Without necessarily agreeing with George Will's right-wing political views, we can see that on this issue he's expressing a truth, but one without specifics beyond his mention of the primary documents, which many Americans probably have never actually read. We also must deal with the fact that the actual history of the US would have been quite different if most Americans had actually believed the core truth expressed in the Declaration that "all men are created equal." We can, however, hope that a greater percentage of Americans believe in this eternal principle now than at any earlier time in our history, despite the xenophobia that has been encouraged in political demagoguery at the highest level over the past several years. We will therefore conclude that the principle of equality is the potential and intended essence of Americanism, though it has been very (to put it mildly) imperfectly carried out.

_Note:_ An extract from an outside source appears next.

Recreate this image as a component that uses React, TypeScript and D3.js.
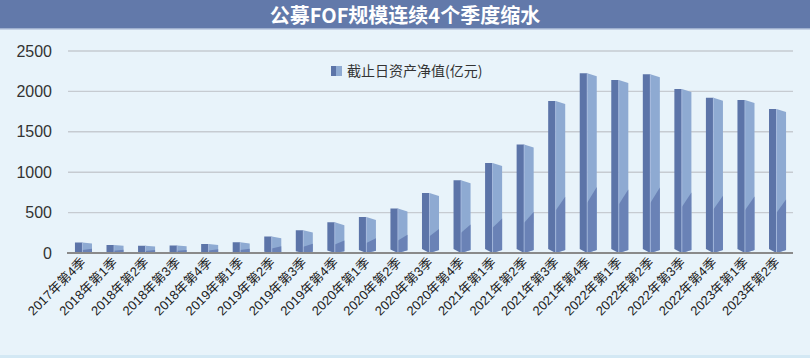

But if we were to choose a specific point in the primary documents that we can say Americans as a whole probably have consistently based their national identity on, in my opinion it would be the following:
We, therefore, the representatives of the United States of America, in general Congress assembled, appealing to the Supreme Judge of the world for the rectitude of our intentions, do, in the name and by the authority of the good people of these colonies, solemnly publish and declare that these united colonies are, and of right ought to be, FREE AND INDEPENDENT STATES...[Italics added]
This one sentence seems to encapsulate a series of key points that have defined, and still define, the American psyche and even can be said implicitly to establish the conviction of the equality of mankind. If we break it down point by point, it asserts 1) the different states are united, 2) the government is a representative one, 3) it is founded at least implicitly on the concept of a higher power that judges us, without reference to or accepting any specific religion or necessarily any organized religion at all, and 4) the United States are/is free and independent in perpetuity.
I italicized the one clause for two reasons. First, it was not written by Jefferson himself but added by Congress before the document was finalized (though it is not inconsistent with the deism of Jefferson and others). Second, judging by the thinking and intentions of Americans throughout history, the clause contains what might be even more central than the other points we've noted. It expresses both the idea of belief in a power greater than humanity, and the non-requirement of a specific belief beyond this generalized one. It also asserts that Americans themselves base their new country on "the rectitude of our intentions." The intention is, and has been for 243 years, to do right, however imperfectly it has been realized.